The only 'need' is to limit each Exim child-process to one single recipient at a
time.

===

   # RCPT_5: IF multiple recipients THEN defer all after first one.
   # UNLESS for a domain that uses only per-domain preferences
   #
   defer
     message     = \n Limit one recipient at a time. Try again soon!
     log_message = R5 $acl_m3 Second Recipient deferred.
     !condition  = ${if ge{$acl_m0}{2}}
     !condition  = ${if ge{$acl_m1}{2}}
     !hosts      = <redacted>
     condition   = $recipients_count


====


CAVEAT: Yes, that breaks an RFC requirement to handle at least 100 recipients
per message.

BUT *until* there is a wider use of some form of EXDATA to allow selective
per-recipient handling in DATA phase than just between/among courier-mta servers
(since 1999), there is no second-place choice.

Simply a legacy smtp flaw/oversight that is still awaiting correction..

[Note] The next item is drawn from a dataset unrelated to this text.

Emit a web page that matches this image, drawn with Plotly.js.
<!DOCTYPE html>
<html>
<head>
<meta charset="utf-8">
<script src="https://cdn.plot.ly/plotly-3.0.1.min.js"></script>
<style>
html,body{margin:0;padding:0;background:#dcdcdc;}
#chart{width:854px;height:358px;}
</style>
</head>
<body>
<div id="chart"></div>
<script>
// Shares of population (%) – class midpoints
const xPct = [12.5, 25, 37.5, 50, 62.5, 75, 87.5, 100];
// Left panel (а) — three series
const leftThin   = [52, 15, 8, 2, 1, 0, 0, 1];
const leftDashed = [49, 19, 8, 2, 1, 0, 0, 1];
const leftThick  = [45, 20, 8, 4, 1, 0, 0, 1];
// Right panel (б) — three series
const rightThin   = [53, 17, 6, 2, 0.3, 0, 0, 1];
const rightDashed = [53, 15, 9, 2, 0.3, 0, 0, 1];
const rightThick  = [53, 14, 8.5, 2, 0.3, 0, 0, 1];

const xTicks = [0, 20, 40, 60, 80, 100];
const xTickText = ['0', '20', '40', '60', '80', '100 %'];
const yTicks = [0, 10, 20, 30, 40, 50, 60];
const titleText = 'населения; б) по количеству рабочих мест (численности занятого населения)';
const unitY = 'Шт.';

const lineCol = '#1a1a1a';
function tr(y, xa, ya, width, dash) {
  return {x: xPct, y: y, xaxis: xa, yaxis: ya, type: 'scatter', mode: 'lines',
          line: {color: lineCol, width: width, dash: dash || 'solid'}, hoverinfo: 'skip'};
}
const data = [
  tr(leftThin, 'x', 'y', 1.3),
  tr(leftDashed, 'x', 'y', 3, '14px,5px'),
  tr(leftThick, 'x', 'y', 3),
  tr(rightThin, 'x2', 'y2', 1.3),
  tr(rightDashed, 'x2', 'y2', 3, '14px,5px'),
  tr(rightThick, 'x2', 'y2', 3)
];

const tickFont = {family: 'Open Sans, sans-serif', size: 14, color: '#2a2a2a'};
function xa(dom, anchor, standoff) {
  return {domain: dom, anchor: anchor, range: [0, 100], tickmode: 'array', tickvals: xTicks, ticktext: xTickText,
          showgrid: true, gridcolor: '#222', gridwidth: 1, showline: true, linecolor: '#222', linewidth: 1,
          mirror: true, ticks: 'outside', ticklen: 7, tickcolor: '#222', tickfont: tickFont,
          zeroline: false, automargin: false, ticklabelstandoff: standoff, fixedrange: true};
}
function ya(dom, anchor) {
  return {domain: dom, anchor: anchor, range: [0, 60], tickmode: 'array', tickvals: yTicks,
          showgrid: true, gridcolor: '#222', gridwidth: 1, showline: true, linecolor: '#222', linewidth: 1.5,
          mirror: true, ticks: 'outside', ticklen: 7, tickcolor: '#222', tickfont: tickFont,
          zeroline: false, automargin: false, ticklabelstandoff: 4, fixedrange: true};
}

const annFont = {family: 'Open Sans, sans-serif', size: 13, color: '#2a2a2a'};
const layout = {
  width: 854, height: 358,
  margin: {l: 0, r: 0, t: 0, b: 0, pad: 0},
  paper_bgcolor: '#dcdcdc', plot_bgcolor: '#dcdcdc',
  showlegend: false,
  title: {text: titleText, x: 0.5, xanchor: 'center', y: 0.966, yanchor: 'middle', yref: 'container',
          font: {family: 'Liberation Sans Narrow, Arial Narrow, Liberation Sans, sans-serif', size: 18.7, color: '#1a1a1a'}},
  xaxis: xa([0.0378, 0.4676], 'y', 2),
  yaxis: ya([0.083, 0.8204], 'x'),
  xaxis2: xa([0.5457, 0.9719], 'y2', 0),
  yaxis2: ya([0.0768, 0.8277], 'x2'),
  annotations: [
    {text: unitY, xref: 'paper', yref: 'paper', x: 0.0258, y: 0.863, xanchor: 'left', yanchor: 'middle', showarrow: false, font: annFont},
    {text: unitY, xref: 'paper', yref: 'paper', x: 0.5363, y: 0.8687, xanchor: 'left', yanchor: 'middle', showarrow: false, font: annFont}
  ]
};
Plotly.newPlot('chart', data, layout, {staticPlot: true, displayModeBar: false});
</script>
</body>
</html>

No one *expected* spam/malware, nor differing tolerance levels within a given
domain when the standard was written. The world has changed since then.

Bigtime.

Besides Sam's actual implementation, Tony Finch proposed a similar scheme for
Exim. Long ago.

But all that needs reconciled, made compatible, and *at latest* sendmail &
postfix brought on board before it becomes usable. FWIW, Qmail doesn't have the
issue in the first place, as it normally tries to deliver ALL traffic one
message, one recipient per-connection. Which is suboptimal nowadays, as it
merely creates a *different* problem... multiple near-as-dammit-simultaneous
arrivals from ONE IP ...which, behaviour-wise, looks like a botnet..

So - answers, yes.

EASY or 'standard' answers?

Not YET. Workarounds only.

Wot was it one vulture said to the other about 'patience'?

;-)

Bill


>> Wot's wot:
>>
>> The first '!condition' is granting SA exemptions to the anointed ones for whom
>> acl_m0 has been set. May or may not be of interest...
>>
>> The second 'condition' uses a value in acl_m7 - one of MANY pulled from a
>> PostgreSQL DB at the time of acl_smtp_rcpt_to. *see caveat below*
>>
>> Router/transport sets act on acl_m7, not on the (modified) header.
>>
>> While a user-filter may not alter a header, might it not be able to 'see' an
>> acl_m variable and act on that instead?
>
> yes, we already use acl_m vars
>
>> The snippet above is but one of many per-reciint acl's, is not a 'user filter'
>> but has a comparable effect.
>>
>> NB:
>>
>> Unless stripped, headers survive all the way out to the MUA, may be considered
>> relatively 'permanent', and may (also) be utilized by end-user MUA filters.
>
> indeed, but why disable headers changes in user filters?